Davalılar, iş akdinin davacı tarafından feshedildiğini, fazla çalışma yapmadığını, hiçbir alacağının bulunmadığını savunarak davanın reddini talep etmişlerdir.
Mahkemece, toplanan kanıtlar ve bilirkişi raporuna dayanılarak davanın kısmen kabulüne karar verilmiştir.
Taraflar arasında davacının tır şoförü olarak ayda kaç kez yurtdışına gittiği, buna bağlı olarak prim eklenmek suretiyle aylık ücretin ne miktar olduğu hususu tartışmalıdır.
Somut olayda, mahkemece, davacının aylık ücretinin asgari ücret+sefer primi olarak kabulünde isabetsiz yok ise de, ayda kaç sefer yaptığı hususunun tespiti hatalıdır. Davacının çalışma süresine ait yurtdışına çıkış ve yurda giriş kayıtları ... Müdürlüğü"nden değil ... Müdürlüğü"nden sorularak, son 1 yılda kaç sefer yaptığı, bu seferlere göre sefer primi eklenerek aylık ücretinin tespiti gereklidir. Bu kayıtlar getirtilmeden tanık beyanlarına göre ortalama bir hesap yapan bilirkişi raporuna itibar edilerek karar verilmesi doğru değildir.

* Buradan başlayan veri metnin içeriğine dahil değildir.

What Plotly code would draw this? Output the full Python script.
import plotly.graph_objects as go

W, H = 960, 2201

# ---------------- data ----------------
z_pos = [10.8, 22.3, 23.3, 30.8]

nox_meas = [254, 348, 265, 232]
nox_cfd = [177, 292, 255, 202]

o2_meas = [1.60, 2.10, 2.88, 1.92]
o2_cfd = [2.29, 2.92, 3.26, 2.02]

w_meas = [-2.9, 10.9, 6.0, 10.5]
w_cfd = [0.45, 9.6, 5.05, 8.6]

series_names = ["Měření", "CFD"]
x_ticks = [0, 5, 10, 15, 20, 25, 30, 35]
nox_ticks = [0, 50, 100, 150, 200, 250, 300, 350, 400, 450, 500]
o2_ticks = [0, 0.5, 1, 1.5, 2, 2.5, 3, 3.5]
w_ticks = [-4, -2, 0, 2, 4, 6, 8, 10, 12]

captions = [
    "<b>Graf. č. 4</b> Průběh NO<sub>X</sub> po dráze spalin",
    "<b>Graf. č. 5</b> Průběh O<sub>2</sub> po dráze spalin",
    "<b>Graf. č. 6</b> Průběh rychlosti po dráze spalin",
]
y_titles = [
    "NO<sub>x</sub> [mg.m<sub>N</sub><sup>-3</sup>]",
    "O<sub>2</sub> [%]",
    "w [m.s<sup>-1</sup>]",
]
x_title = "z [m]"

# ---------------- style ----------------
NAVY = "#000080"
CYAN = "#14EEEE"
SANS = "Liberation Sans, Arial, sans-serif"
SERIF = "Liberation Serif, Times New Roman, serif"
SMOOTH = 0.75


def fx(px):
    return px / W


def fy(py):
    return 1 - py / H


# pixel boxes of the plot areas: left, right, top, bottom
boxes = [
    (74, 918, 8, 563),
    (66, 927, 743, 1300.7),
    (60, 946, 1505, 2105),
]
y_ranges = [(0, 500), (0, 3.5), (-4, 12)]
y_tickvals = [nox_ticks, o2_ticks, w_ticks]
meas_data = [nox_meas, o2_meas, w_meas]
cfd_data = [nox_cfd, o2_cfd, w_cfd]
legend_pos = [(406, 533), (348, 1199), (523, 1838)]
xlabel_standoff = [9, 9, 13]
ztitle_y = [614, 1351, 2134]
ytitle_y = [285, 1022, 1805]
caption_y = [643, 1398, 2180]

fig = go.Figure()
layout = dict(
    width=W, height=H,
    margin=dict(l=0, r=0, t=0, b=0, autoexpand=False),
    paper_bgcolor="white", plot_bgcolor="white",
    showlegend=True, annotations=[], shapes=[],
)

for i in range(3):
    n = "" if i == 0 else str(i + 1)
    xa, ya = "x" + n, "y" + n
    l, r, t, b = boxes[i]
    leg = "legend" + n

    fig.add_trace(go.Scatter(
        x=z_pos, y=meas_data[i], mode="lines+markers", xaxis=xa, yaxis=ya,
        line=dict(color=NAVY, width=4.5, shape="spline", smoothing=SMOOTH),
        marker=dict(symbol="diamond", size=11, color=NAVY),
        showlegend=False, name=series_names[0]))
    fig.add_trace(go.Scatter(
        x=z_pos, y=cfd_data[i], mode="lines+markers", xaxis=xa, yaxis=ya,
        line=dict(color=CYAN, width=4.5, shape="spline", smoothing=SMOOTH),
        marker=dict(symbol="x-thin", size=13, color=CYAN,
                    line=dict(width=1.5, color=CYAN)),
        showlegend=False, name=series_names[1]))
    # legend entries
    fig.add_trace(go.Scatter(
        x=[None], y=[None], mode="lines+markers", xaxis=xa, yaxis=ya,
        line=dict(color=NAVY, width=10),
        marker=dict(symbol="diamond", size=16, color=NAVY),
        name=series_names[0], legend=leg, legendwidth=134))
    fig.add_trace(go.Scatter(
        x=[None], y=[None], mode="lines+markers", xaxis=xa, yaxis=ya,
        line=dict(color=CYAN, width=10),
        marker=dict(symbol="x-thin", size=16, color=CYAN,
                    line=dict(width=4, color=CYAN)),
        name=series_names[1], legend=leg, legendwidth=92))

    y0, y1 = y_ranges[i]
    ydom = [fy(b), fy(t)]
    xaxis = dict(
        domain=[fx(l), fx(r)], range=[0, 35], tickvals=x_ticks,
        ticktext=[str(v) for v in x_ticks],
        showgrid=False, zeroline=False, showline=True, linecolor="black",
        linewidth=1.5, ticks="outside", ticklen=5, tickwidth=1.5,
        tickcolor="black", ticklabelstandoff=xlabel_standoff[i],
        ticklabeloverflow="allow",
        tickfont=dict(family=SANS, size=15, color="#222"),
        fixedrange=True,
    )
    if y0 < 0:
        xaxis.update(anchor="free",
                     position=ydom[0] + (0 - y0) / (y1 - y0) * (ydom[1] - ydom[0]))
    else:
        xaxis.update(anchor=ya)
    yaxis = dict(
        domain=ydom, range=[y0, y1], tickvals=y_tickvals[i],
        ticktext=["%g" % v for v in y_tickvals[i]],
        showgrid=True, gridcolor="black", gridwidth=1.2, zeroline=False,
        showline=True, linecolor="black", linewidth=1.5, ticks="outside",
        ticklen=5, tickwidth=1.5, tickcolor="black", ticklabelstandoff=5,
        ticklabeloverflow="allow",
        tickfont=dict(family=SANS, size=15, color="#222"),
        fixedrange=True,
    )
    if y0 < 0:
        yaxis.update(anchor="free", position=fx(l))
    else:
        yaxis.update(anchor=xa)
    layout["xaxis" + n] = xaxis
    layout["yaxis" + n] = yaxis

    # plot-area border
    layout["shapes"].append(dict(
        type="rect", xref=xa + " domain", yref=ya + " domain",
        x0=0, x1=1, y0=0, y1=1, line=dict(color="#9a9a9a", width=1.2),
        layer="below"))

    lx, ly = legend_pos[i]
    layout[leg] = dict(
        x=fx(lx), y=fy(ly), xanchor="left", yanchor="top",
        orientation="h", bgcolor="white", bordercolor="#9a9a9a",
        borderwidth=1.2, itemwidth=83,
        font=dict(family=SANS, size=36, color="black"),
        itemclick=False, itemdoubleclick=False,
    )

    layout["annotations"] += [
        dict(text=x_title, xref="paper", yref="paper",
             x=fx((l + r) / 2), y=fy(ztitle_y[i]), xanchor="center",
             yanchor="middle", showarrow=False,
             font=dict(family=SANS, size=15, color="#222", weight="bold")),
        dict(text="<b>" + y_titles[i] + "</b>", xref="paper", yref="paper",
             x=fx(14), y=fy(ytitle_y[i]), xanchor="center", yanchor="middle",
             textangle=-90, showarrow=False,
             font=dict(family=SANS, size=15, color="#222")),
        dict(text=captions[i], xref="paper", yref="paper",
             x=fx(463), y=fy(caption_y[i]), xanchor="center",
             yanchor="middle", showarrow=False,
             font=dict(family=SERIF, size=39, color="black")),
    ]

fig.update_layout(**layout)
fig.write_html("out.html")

3-Davacının fazla çalışma yapıp yapmadığı, yapmış ise hesaplamada da uyuşmazlık bulunmaktadır.
Davacı tır şoförü olarak sefer primi alarak çalışma yapmıştır. Ayrıca özellikle Avrupa Birliği ülkelerinde tır şoförüne çalışma saatleri kısıtlıdır. Buna ve bilirkişinin "..dinlenen tanık beyanlarından davacının ayda 20-25 gün çalıştığı anlaşılmakta ise de, dosya içinde bulunan kayıtlarda ve dinlenen tanık beyanlarında davacının günde kaç saat çalıştığı tespit edilememiştir.." yönündeki görüşüne rağmen, mahkemece, davacının günde 1 saat fazla çalışma yaptığı varsayımına dayalı hesaplamaya itibar edilerek fazla çalışma ücretine karar verilmesi isabetsizdir.
4-Davacının ulusal bayram genel tatil ücreti alacağının hesaplaması konusunda da uyuşmazlık bulunmaktadır.

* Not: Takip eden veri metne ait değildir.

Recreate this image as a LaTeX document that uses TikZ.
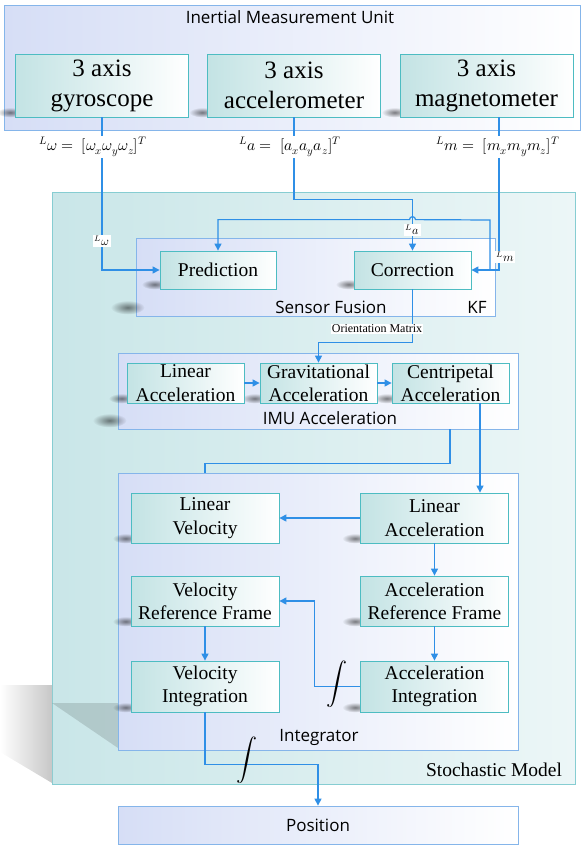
\documentclass[tikz,border=0pt]{standalone}
\usepackage{fontspec}
\usepackage{unicode-math}
\setmainfont{Liberation Serif}
\newfontfamily\uifont{Open Sans}
\usetikzlibrary{arrows.meta,calc,fadings}
\definecolor{FlowColor}{HTML}{2F8FE6}
\definecolor{UnitFill}{HTML}{C3E3E4}
\definecolor{UnitLine}{HTML}{4DBCC2}
\definecolor{GroupFill}{HTML}{D6DEF6}
\definecolor{GroupLine}{HTML}{85B5EA}
\definecolor{ModelFill}{HTML}{C9E6E8}
\definecolor{ModelLine}{HTML}{86CDD2}
\tikzfading[name=softspot, inner color=transparent!10, outer color=transparent!100]
\pgfdeclarelayer{back}
\pgfdeclarelayer{shade}
\pgfsetlayers{back,shade,main}

\begin{document}
\begin{tikzpicture}[x=1pt,y=-1pt]

    \tikzset{%
        unit/.style={draw=UnitLine, line width=0.8pt, left color=UnitFill, right color=white,
                inner sep=0pt, align=center, font=\fontsize{19.5}{23.3}\selectfont},
        sensor/.style={unit, minimum width=173pt, minimum height=63pt, font=\fontsize{25}{30}\selectfont},
        group/.style={draw=GroupLine, line width=0.8pt, left color=GroupFill, right color=white, inner sep=0pt},
        model/.style={draw=ModelLine, line width=0.8pt, left color=ModelFill, right color=ModelFill!35!white, inner sep=0pt},
        caption/.style={font=\uifont\fontsize{17}{20}\selectfont, inner sep=0pt},
        flow/.style={draw=FlowColor, line width=1.2pt, -{Triangle[length=7pt,width=7pt]}},
        wire/.style={draw=FlowColor, line width=1.2pt},
        tag/.style={fill=white, inner sep=1.5pt, font=\fontsize{12}{14}\selectfont},
        formula/.style={fill=white, inner sep=1pt, font=\fontsize{15.5}{18}\selectfont},
        blur/.style={fill=black, fill opacity=0.55, path fading=softspot},
    }

    \useasboundingbox (0,0) rectangle (582,847);

    % containers
    \begin{pgfonlayer}{back}
        \node[model, minimum width=523pt, minimum height=592pt] (stoch) at (313.5,488) {};
        \node[group, minimum width=576pt, minimum height=125pt] (imu) at (292,67.5) {};
        \fill[black!22, path fading=west] (0,685) -- (52,685) -- (52,783) -- (0,752) -- cycle;
        \fill[black, fill opacity=0.13] (52,703) -- (118,703) -- (118,748) -- cycle;
        \node[group, minimum width=359pt, minimum height=78pt] (fusion) at (315.5,277) {};
        \node[group, minimum width=400pt, minimum height=76pt] (imuacc) at (318,391) {};
        \node[group, minimum width=400pt, minimum height=277pt] (integ) at (318,611.5) {};
        \node[group, minimum width=400pt, minimum height=38pt] (pos) at (318,825) {};
    \end{pgfonlayer}

    \node[caption] (imutitle) at (290,17) {Inertial Measurement Unit};
    \node[caption] (fusiontitle) at (331,307) {Sensor Fusion};
    \node[caption] (kftitle) at (477,307) {KF};
    \node[caption] (acctitle) at (330,418) {IMU Acceleration};
    \node[caption] (integtitle) at (319,737) {Integrator};
    \node[caption] (postitle) at (318,825) {Position};
    \node[inner sep=0pt, font=\fontsize{19.5}{23}\selectfont] (stochtitle) at (494,770) {Stochastic Model};

    % sensors
    \foreach \name/\x/\txt in {gyro/102/gyroscope, acc/294/accelerometer, mag/486.5/magnetometer} {%
            \node[sensor] (\name) at (\x, 85.5) {3 axis\\\txt};
        }

    % kalman filter
    \node[unit, minimum width=116pt, minimum height=38pt] (pred) at (218,270) {Prediction};
    \node[unit, minimum width=117pt, minimum height=38pt] (corr) at (412.5,270) {Correction};

    % acceleration chain
    \foreach \name/\x/\txt in {lin/185.5/Linear, grav/318.5/Gravitational, cent/450.5/Centripetal} {%
            \node[unit, minimum width=117pt, minimum height=40pt] (\name) at (\x, 383) {\txt\\Acceleration};
        }

    % integrator
    \node[unit, minimum width=148pt, minimum height=50pt] (lv) at (205,518) {Linear\\Velocity};
    \node[unit, minimum width=148pt, minimum height=50pt] (ila) at (434.5,518) {Linear\\Acceleration};
    \node[unit, minimum width=148pt, minimum height=50pt] (vr) at (205,601) {Velocity\\Reference Frame};
    \node[unit, minimum width=148pt, minimum height=50pt] (ar) at (434.5,601) {Acceleration\\Reference Frame};
    \node[unit, minimum width=148pt, minimum height=51pt] (vi) at (205,686.5) {Velocity\\Integration};
    \node[unit, minimum width=148pt, minimum height=51pt] (ai) at (434.5,686.5) {Acceleration\\Integration};

    \begin{pgfonlayer}{shade}
        \foreach \n in {gyro, acc, mag, pred, corr, lin, grav, cent, lv, ila, vr, ar, vi, ai} {%
                \fill[blur] ($(\n.south west)+(-5,-5)$) ellipse [x radius=13, y radius=5];
            }
        \foreach \n in {fusion, imuacc} {%
                \fill[blur] ($(\n.south west)+(-8,-9)$) ellipse [x radius=17, y radius=7];
            }
    \end{pgfonlayer}

    \coordinate (magx) at (499,0);
    \coordinate (loopx) at (490,0);
    \coordinate (centx) at (480,0);
    \coordinate (hubx) at (450,0);

    % sensor signals
    \draw[flow] (gyro.south) |- (pred.west);
    \draw[flow] (acc.south) |- ($(corr.north)+(0,-51)$) -- (corr.north);
    \draw[flow] (mag.south -| magx) |- (corr.east);
    \draw[flow] (corr.east -| loopx) -- ++(0,-50) -- ($(corr.north)+(3,-31)$)
    arc[start angle=0, end angle=-180, radius=3] -- ($(pred.north)+(0,-31)$) -- (pred.north);
    \draw[flow] (corr.south) -- ++(0,53) -| (grav.north);

    \draw[flow] (lin.east) -- (grav.west);
    \draw[flow] (grav.east) -- (cent.west);
    \draw[flow] (cent.south -| centx) -- (ila.north -| centx);
    \draw[wire] (imuacc.south -| hubx) -- ++(0,34) -| (integ.north -| lv.north);

    \draw[flow] (ila.west) -- (lv.east);
    \draw[flow] (ila.south) -- (ar.north);
    \draw[flow] (ar.south) -- (ai.north);
    \draw[flow] (vr.south) -- (vi.north);
    \draw[flow] (ai.west) -- ++(-46,0) |- (vr.east);
    \draw[flow] (vi.south) -- ++(0,52) -| (pos.north);

    % labels
    \node[formula] (wvec) at (93,147) {${}^{L}\omega=\;[\omega_x\omega_y\omega_z]^T$};
    \node[formula] (avec) at (290,147) {${}^{L}a=\;[a_xa_ya_z]^T$};
    \node[formula] (mvec) at (498,147) {${}^{L}m=\;[m_xm_ym_z]^T$};
    \node[tag] (wtag) at (102,241) {${}^{L}\omega$};
    \node[tag] (atag) at (412.5,230) {${}^{L}a$};
    \node[tag] (mtag) at (505,257) {${}^{L}m$};
    \node[fill=white, inner sep=1pt, font=\fontsize{12}{14}\selectfont] (orient) at (377,329) {Orientation Matrix};
    \node[inner sep=0pt, font=\fontsize{21}{25}\selectfont] (int1) at (337,684) {$\displaystyle\int$};
    \node[inner sep=0pt, font=\fontsize{21}{25}\selectfont] (int2) at (247,760) {$\displaystyle\int$};

\end{tikzpicture}
\end{document}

Öncelikle 2. maddede belirtildiği üzere davacının yurtdışına çıkış ve yurda giriş kayıtları getirtilerek yurtdışında bulunduğu ulusal bayram genel tatil günleri belirlenip bu günler için ulusal bayram genel tatil ücret alacağı hesabı yapılması gerekirken davacının işyerinde geçen çalışma dönemindeki tüm ulusal bayram genel tatil günleri çalışmış gibi değerlendirme yapan bilirkişi raporuna itibarla karar verilmesi de hatalı olmuştur.

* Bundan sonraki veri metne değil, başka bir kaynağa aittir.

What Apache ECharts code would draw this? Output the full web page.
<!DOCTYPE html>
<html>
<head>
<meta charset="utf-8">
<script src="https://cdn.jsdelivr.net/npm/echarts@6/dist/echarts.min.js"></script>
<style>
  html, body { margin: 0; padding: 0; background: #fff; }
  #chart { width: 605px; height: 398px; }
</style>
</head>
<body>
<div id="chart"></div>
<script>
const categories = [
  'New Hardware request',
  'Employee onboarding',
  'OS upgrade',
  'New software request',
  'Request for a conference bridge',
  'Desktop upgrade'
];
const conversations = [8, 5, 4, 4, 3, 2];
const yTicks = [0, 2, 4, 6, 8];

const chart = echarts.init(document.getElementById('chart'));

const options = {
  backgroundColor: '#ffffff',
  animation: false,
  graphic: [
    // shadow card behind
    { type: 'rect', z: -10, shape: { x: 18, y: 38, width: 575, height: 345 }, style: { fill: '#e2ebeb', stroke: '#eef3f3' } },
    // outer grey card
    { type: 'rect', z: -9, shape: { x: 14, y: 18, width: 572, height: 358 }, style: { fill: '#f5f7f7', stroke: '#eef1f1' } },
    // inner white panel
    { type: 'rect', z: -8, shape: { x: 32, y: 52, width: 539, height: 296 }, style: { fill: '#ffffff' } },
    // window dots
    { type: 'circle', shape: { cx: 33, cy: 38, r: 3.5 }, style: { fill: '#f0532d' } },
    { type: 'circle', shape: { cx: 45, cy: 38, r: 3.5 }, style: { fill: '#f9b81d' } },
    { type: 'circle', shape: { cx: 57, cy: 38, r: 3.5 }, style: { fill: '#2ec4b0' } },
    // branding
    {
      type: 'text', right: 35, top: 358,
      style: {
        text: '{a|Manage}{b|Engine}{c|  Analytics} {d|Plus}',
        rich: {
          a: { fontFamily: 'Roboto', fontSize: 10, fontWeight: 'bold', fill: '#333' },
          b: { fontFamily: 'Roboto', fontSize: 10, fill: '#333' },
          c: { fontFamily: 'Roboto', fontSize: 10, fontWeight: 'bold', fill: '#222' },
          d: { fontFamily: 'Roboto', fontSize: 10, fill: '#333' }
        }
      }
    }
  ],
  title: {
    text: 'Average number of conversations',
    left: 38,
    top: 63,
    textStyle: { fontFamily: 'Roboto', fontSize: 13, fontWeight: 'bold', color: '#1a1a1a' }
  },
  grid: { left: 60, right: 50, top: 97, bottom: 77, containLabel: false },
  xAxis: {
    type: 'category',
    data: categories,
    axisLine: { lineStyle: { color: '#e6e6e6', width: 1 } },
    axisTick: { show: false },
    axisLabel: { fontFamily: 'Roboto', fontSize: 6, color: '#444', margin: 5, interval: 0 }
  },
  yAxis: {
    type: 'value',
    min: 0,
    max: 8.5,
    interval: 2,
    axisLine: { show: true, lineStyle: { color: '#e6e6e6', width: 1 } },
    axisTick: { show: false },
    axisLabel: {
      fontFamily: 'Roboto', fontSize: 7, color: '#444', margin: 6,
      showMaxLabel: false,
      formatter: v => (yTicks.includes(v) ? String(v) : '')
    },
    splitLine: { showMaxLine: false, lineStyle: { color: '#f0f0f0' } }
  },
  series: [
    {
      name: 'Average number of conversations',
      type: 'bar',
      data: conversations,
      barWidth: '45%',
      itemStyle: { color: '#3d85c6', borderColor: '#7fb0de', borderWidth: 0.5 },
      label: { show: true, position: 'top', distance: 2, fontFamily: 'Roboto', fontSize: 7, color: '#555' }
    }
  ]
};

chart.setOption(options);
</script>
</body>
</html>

5-Davalılar vekili davacının ıslah talebine karşı usulüne uygun olarak zamanaşımı savunmasında bulunmuştur. Zamanaşımı savunmasının değerlendirilmemesi de doğru olmamıştır.
6-Davacı işçi dava dilekçesinde hafta tatili ücreti alacağı talebinde bulunmasına rağmen mahkemece bu alacak yönünden olumlu/olumsuz bir karar verilmemesi de hatalı olup bozmayı gerektirmiştir.
7-Hüküm altına alınan alacakların net veya brüt olduğu hüküm fıkrasında gösterilmemiş olup bu durum infazda karışıklığa yol açacağından bozma sebebidir.
O halde davalıların bu yönleri amaçlayan temyiz itirazları kabul edilmeli ve karar bozulmalıdır.
SONUÇ: Temyiz olunan kararın, yukarıda yazılı nedenlerle BOZULMASINA, peşin alınan temyiz harcının istek halinde davalılara iadesine, 24.02.2016 gününde oybirliğiyle karar verildi.